According to Bischof, among all radiographic measures, spinal cord atrophy has shown the strongest correlations with disability, in addition to allowing for stratification of patients who are relapsing from those who are progressing to secondary progressive disease.
In the current study, Bischof and colleagues sought to determine whether spinal cord and brain atrophy could predict silent clinical progression via a novel method to accurately capture upper cervical cord area from legacy brain MRI scans. They included 360 patients with relapsing remitting MS (RRMS), 47 with secondary progressive MS (SPMS) and 80 matched controls. They defined silent progression as onset of irreversible Expanded Disability Status Scale (EDSS) worsening based on three-strata, with confirmation over 12 months and independent from relapses. During the 12-year observation period, they compared 159 patients with RRMS who silently progressed with 147 clinically matched patients with RRMS who remained stable.

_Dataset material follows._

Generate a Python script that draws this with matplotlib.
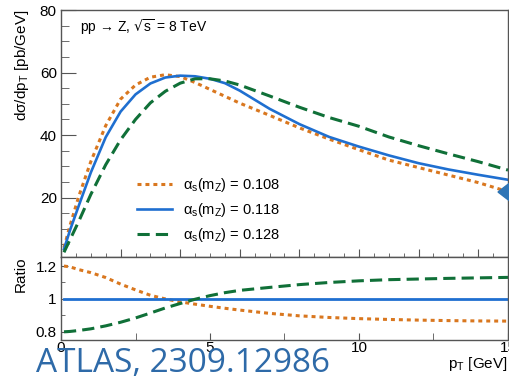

Further, Bischof and colleagues assessed previously published group assignments for silent progression based on disability worsening and relapse activity and including patients with RRMS and SPMS to avoid possible bias from splitting patients into RRMS/SPMS groups. They used brain MRI to examine the value of global and regional brain measures and spinal cord area at C1 vertebral (C1A) level for predicting silent clinical progression.
Survival analyses showed spinal cord atrophy most strongly predicted silent clinical progression, with a 1% faster spinal cord atrophy rate linked to 69% (P < .0001) shorter time to silent clinical progression. Ventricular enlargement represented the second strongest MRI metric and the strongest brain measure for predicting silent progression, with each 1% enlargement of the lateral ventricles linked to a 16% shorter time to silent clinical progression (P = .007). Sensitivity analyses that included patients with SPMS showed faster C1A atrophy rates among patients with silent clinical progression vs. those who remained stable, which excluded a potential bias resulting from RRMS/SPMS dichotomization.
“Silent progression and SPMS conversion are predominantly related to spinal cord atrophy, which also suggests that maybe the diagnosis of SPMS conversion or the course of relapsing in SPMS should maybe be redefined and reconsidered given that the neurodegenerative processes obviously start during the relapsing phase, and it is rather a continuum than a dichotomic disease course,” Bischof said.